この味が忘れなくて日本に帰ってから生エビを甘エビで、生唐辛子はしし唐で代用して作ってみました。それなりにオリジナルに近づけたと思います。
↑色が赤くないのが正真正銘の生エビである証拠。腹は壊していないのでノープロブレムです。
スキャンピ&チップス(アバディーン)
フィッシュ&チップスの亜種で、スキャンピ=手長エビを揚げたもの。一口サイズに小さくぶつ切りにしたエビを揚げているのですが、一人前が一尾だとすると結構大きいエビを使っていることになりますな。そんな大きなエビも揚げるしかないのか・・・というイギリス料理のレパートリーの少なさはまあ置いといて、要はエビフライ、もしくはエビのてんぷらのようなものなので普通に食べること出来ます。もちろんここでも活躍するのはモルトビネガーでした。一応港湾都市のアバディーンでしかメニューに載っているのを見てないのでこれもまた海の近くでしか見られないものなんでしょうね。

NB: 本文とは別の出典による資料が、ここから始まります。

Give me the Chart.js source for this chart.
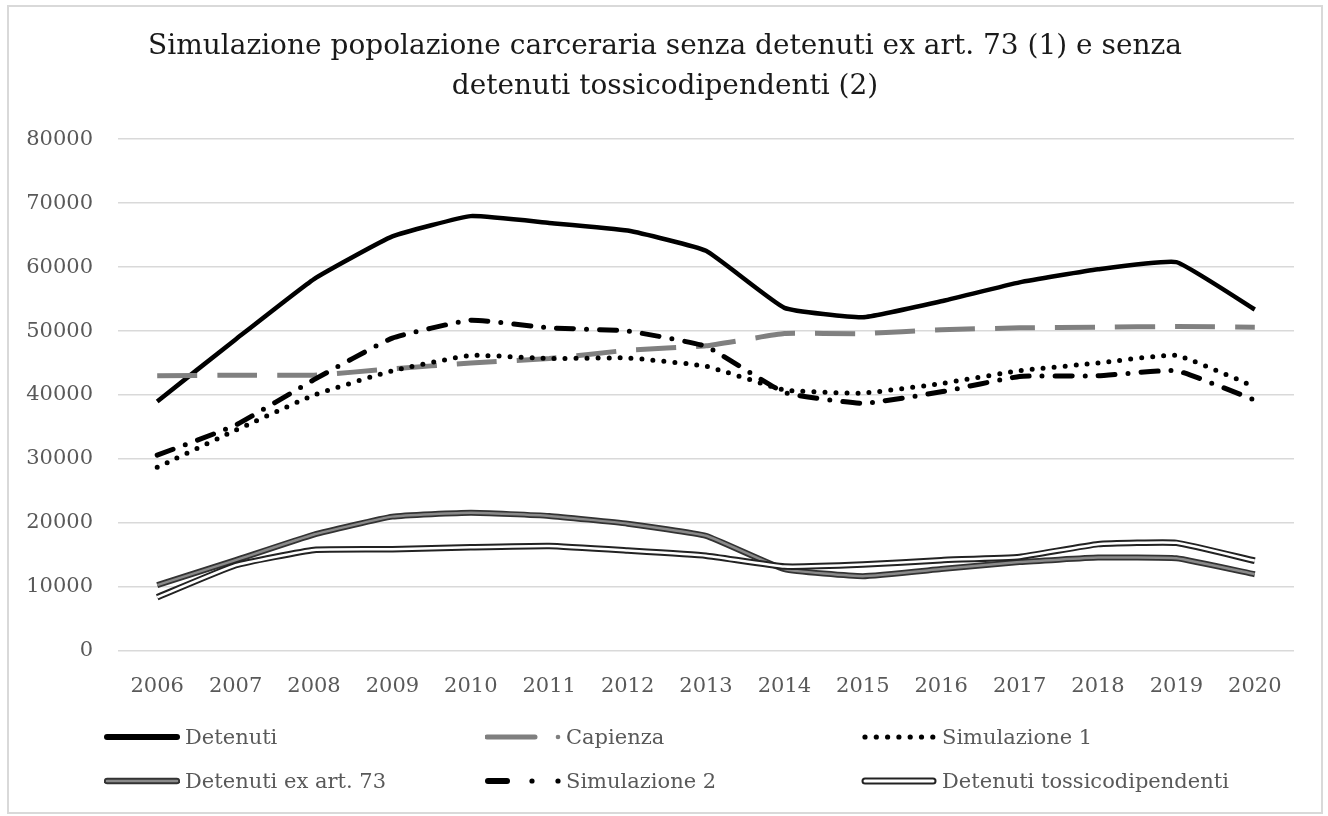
<!DOCTYPE html>
<html lang="it">
<head>
<meta charset="utf-8">
<title>Simulazione popolazione carceraria</title>
<script src="https://cdn.jsdelivr.net/npm/chart.js@4.4.1/dist/chart.umd.min.js"></script>
<style>
  html, body { margin: 0; padding: 0; background: #fff; }
  #wrap { position: relative; width: 1328px; height: 816px; overflow: hidden; }
  #chart { position: absolute; left: 0; top: 0; }
  #frame {
    position: absolute; left: 7px; top: 5px; width: 1316px; height: 809px;
    border: 2px solid #d9d9d9; box-sizing: border-box; pointer-events: none;
  }
  #legend {
    position: absolute; left: 104px; top: 722px;
    display: grid; grid-template-columns: 381px 376px 400px; row-gap: 14px;
    font-family: "DejaVu Serif", serif; font-size: 21px; color: #595959;
  }
  .item { display: flex; align-items: center; height: 30px; white-space: nowrap; }
  .item svg { margin-right: 5px; flex: none; }
</style>
</head>
<body>
<div id="wrap">
  <canvas id="chart" width="1328" height="816"></canvas>
  <div id="frame"></div>
  <div id="legend"></div>
</div>
<script>
const years = ['2006', '2007', '2008', '2009', '2010', '2011', '2012', '2013', '2014', '2015', '2016', '2017', '2018', '2019', '2020'];

const detenuti = [39005, 48693, 58127, 64791, 67961, 66897, 65701, 62536, 53623, 52164, 54653, 57608, 59655, 60769, 53364];
const capienza = [43000, 43100, 43100, 44100, 45000, 45700, 47000, 47700, 49600, 49600, 50200, 50500, 50600, 50700, 50600];
const simulazione1 = [28700, 34500, 40000, 43800, 46200, 45700, 45800, 44500, 40800, 40300, 41800, 43800, 45000, 46200, 41300];
const simulazione2 = [30600, 35300, 42400, 48900, 51700, 50500, 50000, 47600, 40400, 38700, 40500, 42900, 43000, 43800, 39200];
const exArt73 = [10300, 14200, 18200, 21000, 21600, 21100, 19900, 18000, 12800, 11700, 12800, 13900, 14600, 14500, 12000];
const tossicodipendenti = [8400, 13400, 15800, 15900, 16200, 16400, 15700, 14900, 13200, 13500, 14200, 14700, 16700, 16900, 14100];

const titleLines = [
  'Simulazione popolazione carceraria senza detenuti ex art. 73 (1) e senza',
  'detenuti tossicodipendenti (2)'
];

const serif = '"DejaVu Serif", serif';

// legend order follows the reference (3 columns, 2 rows)
const legendItems = [
  { label: 'Detenuti', swatch: 'solid' },
  { label: 'Capienza', swatch: 'dash' },
  { label: 'Simulazione 1', swatch: 'dots' },
  { label: 'Detenuti ex art. 73', swatch: 'doubleGrey' },
  { label: 'Simulazione 2', swatch: 'dashDot' },
  { label: 'Detenuti tossicodipendenti', swatch: 'doubleWhite' }
];

function swatchSvg(kind) {
  const w = 76, h = 14, y = 7;
  let s = '';
  if (kind === 'solid') {
    s = `<line x1="3" y1="${y}" x2="73" y2="${y}" stroke="#000" stroke-width="6" stroke-linecap="round"/>`;
  } else if (kind === 'dash') {
    s = `<line x1="2" y1="${y}" x2="50" y2="${y}" stroke="#7f7f7f" stroke-width="5" stroke-linecap="round"/>` +
        `<circle cx="73" cy="${y}" r="2.3" fill="#7f7f7f"/>`;
  } else if (kind === 'dots') {
    for (let x = 4; x <= 72; x += 11.3) s += `<circle cx="${x}" cy="${y}" r="2.6" fill="#000"/>`;
  } else if (kind === 'doubleGrey') {
    s = `<line x1="3" y1="${y}" x2="73" y2="${y}" stroke="#333" stroke-width="6.5" stroke-linecap="round"/>` +
        `<line x1="3" y1="${y}" x2="73" y2="${y}" stroke="#8a8a8a" stroke-width="2.5" stroke-linecap="round"/>`;
  } else if (kind === 'dashDot') {
    s = `<line x1="3" y1="${y}" x2="22" y2="${y}" stroke="#000" stroke-width="6" stroke-linecap="round"/>` +
        `<circle cx="47" cy="${y}" r="2.6" fill="#000"/>` +
        `<circle cx="73" cy="${y}" r="2.6" fill="#000"/>`;
  } else if (kind === 'doubleWhite') {
    s = `<line x1="4" y1="${y}" x2="72" y2="${y}" stroke="#222" stroke-width="7" stroke-linecap="round"/>` +
        `<line x1="4" y1="${y}" x2="72" y2="${y}" stroke="#fff" stroke-width="3" stroke-linecap="round"/>`;
  }
  return `<svg width="${w}" height="${h}" viewBox="0 0 ${w} ${h}">${s}</svg>`;
}

const legendEl = document.getElementById('legend');
legendItems.forEach(item => {
  const div = document.createElement('div');
  div.className = 'item';
  div.innerHTML = swatchSvg(item.swatch) + `<span>${item.label}</span>`;
  legendEl.appendChild(div);
});

// lower order = drawn on top
const datasets = [
  { label: 'Detenuti', data: detenuti, borderColor: '#000', borderWidth: 4.5, order: 8 },
  { label: 'Capienza', data: capienza, borderColor: '#808080', borderWidth: 5, borderDash: [40, 20], order: 7 },
  { label: 'Simulazione 1', data: simulazione1, borderColor: '#000', borderWidth: 5, borderDash: [0, 11], borderCapStyle: 'round', order: 6 },
  { label: 'Simulazione 2', data: simulazione2, borderColor: '#000', borderWidth: 5, borderDash: [17, 13, 0, 13], borderCapStyle: 'round', order: 5 },
  // double lines: dark outer stroke + thinner inner stroke on the same values
  { label: 'Detenuti ex art. 73', data: exArt73, borderColor: '#333', borderWidth: 6, order: 4 },
  { label: 'Detenuti ex art. 73 (interno)', data: exArt73, borderColor: '#8a8a8a', borderWidth: 2.5, order: 3 },
  { label: 'Detenuti tossicodipendenti', data: tossicodipendenti, borderColor: '#222', borderWidth: 6.5, order: 2 },
  { label: 'Detenuti tossicodipendenti (interno)', data: tossicodipendenti, borderColor: '#fff', borderWidth: 2.5, order: 1 }
];

// centre the title on the whole page rather than on the padded box
const titleShift = {
  id: 'titleShift',
  afterLayout(chart) {
    const t = chart.titleBlock;
    if (!t) return;
    t.left += 13;
    t.right += 13;
  }
};

const ctx = document.getElementById('chart').getContext('2d');
new Chart(ctx, {
  type: 'line',
  data: { labels: years, datasets: datasets },
  plugins: [titleShift],
  options: {
    responsive: false,
    animation: false,
    layout: { padding: { left: 10, right: 34, top: 0, bottom: 0 } },
    elements: {
      point: { radius: 0 },
      line: { tension: 0.12, fill: false }
    },
    plugins: {
      legend: { display: false },
      tooltip: { enabled: false },
      title: {
        display: true,
        text: titleLines,
        color: '#1a1a1a',
        font: { family: serif, size: 28, weight: 'normal', lineHeight: 1.43 },
        padding: { top: 27, bottom: 32 }
      }
    },
    scales: {
      x: {
        offset: true,
        grid: { display: false, drawTicks: false },
        border: { display: false },
        ticks: { color: '#595959', font: { family: serif, size: 21 }, padding: 23, maxRotation: 0 },
        afterFit: scale => { scale.height = 165; }
      },
      y: {
        min: 0,
        max: 80000,
        ticks: {
          stepSize: 10000,
          color: '#595959',
          font: { family: serif, size: 21 },
          padding: 25,
          callback: value => String(value)
        },
        grid: { color: '#d9d9d9', lineWidth: 1.5, drawTicks: false },
        border: { display: false },
        afterFit: scale => { scale.width = 108; }
      }
    }
  }
});
</script>
</body>
</html>
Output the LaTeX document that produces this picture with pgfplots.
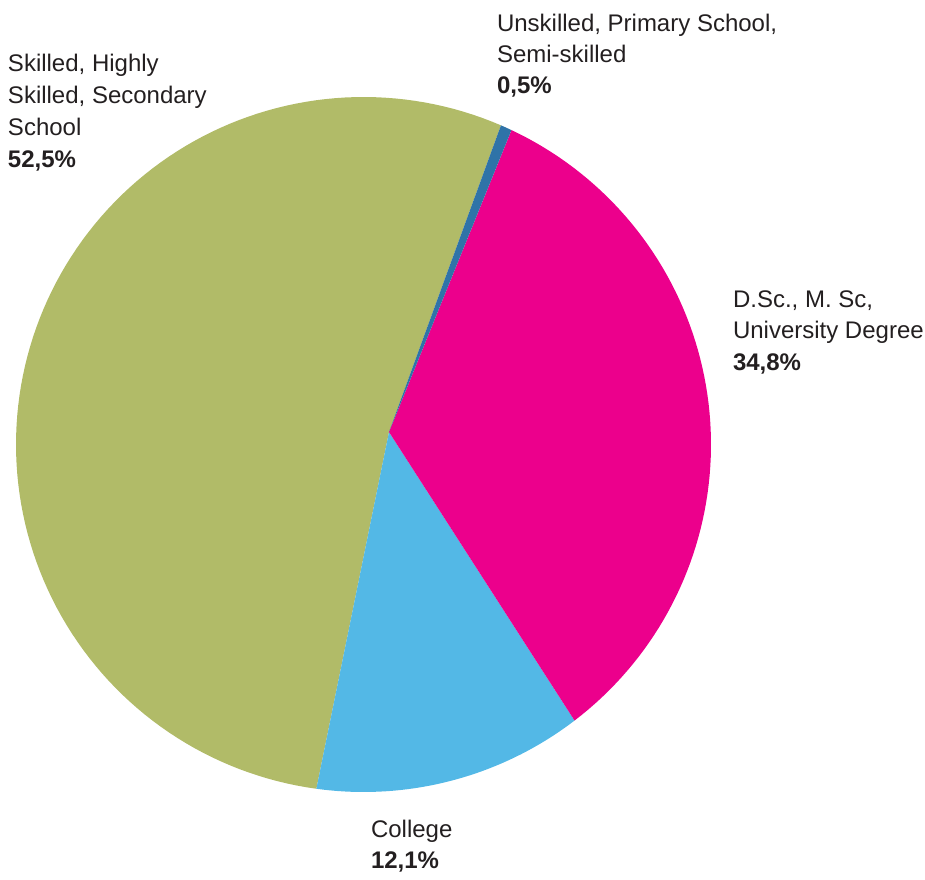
\documentclass[border=0pt]{standalone}
\usepackage{pgfplots}
\pgfplotsset{compat=1.18}
\usepackage{fontspec}
\setmainfont{Liberation Sans}
\definecolor{cgreen}{HTML}{B1BB68}
\definecolor{cpink}{HTML}{EC008C}
\definecolor{ccyan}{HTML}{53B8E6}
\definecolor{cblue}{HTML}{2F73A8}
\definecolor{ctext}{HTML}{231F20}
\tikzset{lbl/.style={inner sep=0pt, outer sep=0pt, text=ctext, anchor=base west, font=\fontsize{12}{14}\selectfont}}
\begin{document}
\begin{tikzpicture}
\begin{axis}[
  width=462.5pt, height=439.5pt, scale only axis,
  xmin=0, xmax=925, ymin=0, ymax=879,
  hide axis, clip=false,
]
% slices: boundary angles (deg) on the rim, pie centre (363.5,434.5), r=347.5, slice vertex (389,447)
\addplot[fill=cgreen, draw=none, domain=66.7:262.2, samples=120] ({363.5+347.5*cos(x)},{434.5+347.5*sin(x)}) -- (axis cs:389,447) -- cycle;
\addplot[fill=ccyan, draw=none, domain=262.2:307.4, samples=40] ({363.5+347.5*cos(x)},{434.5+347.5*sin(x)}) -- (axis cs:389,447) -- cycle;
\addplot[fill=cpink, draw=none, domain=-52.6:64.8, samples=80] ({363.5+347.5*cos(x)},{434.5+347.5*sin(x)}) -- (axis cs:389,447) -- cycle;
\addplot[fill=cblue, draw=none, domain=64.8:66.7, samples=5] ({363.5+347.5*cos(x)},{434.5+347.5*sin(x)}) -- (axis cs:389,447) -- cycle;
% labels
\node[lbl] at (axis cs:8,807) {Skilled, Highly};
\node[lbl] at (axis cs:8,775) {Skilled, Secondary};
\node[lbl] at (axis cs:8,743) {School};
\node[lbl] at (axis cs:8,711) {\bfseries 52,5\%};
\node[lbl] at (axis cs:497,847) {Unskilled, Primary School,};
\node[lbl] at (axis cs:497,816) {Semi-skilled};
\node[lbl] at (axis cs:497,785) {\bfseries 0,5\%};
\node[lbl] at (axis cs:733,571) {D.Sc., M. Sc,};
\node[lbl] at (axis cs:733,540) {University Degree};
\node[lbl] at (axis cs:733,509) {\bfseries 34,8\%};
\node[lbl] at (axis cs:371,42) {College};
\node[lbl] at (axis cs:371,11) {\bfseries 12,1\%};
\path (axis cs:0,0) rectangle (axis cs:925,879);
\end{axis}
\end{tikzpicture}
\end{document}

↑付け合せはもちろんイモとグリーンピース。メインがエビである以外はフィッシュ&チップスと何ら変わりません。
サーフ&ターフ(ロンドン)
サーフ(surf)は波、ターフ(turf)は芝生。語呂がいいですね。で、これが何を意味するのかというと、シーフードと肉の盛り合わせのことなのです。ロンドンで頼んだそれはステーキと串に刺した海老がのってきました。いつも単調なステーキに少し変化を加えたいときに頼むと面白いメニューですな。ま、海老が小さいのはこの際目をつぶりましょう。
↑串に5尾も刺さっていてエビが多い印象ですが結構小さいエビでした。結局イモで満腹にした感は否めないですよね。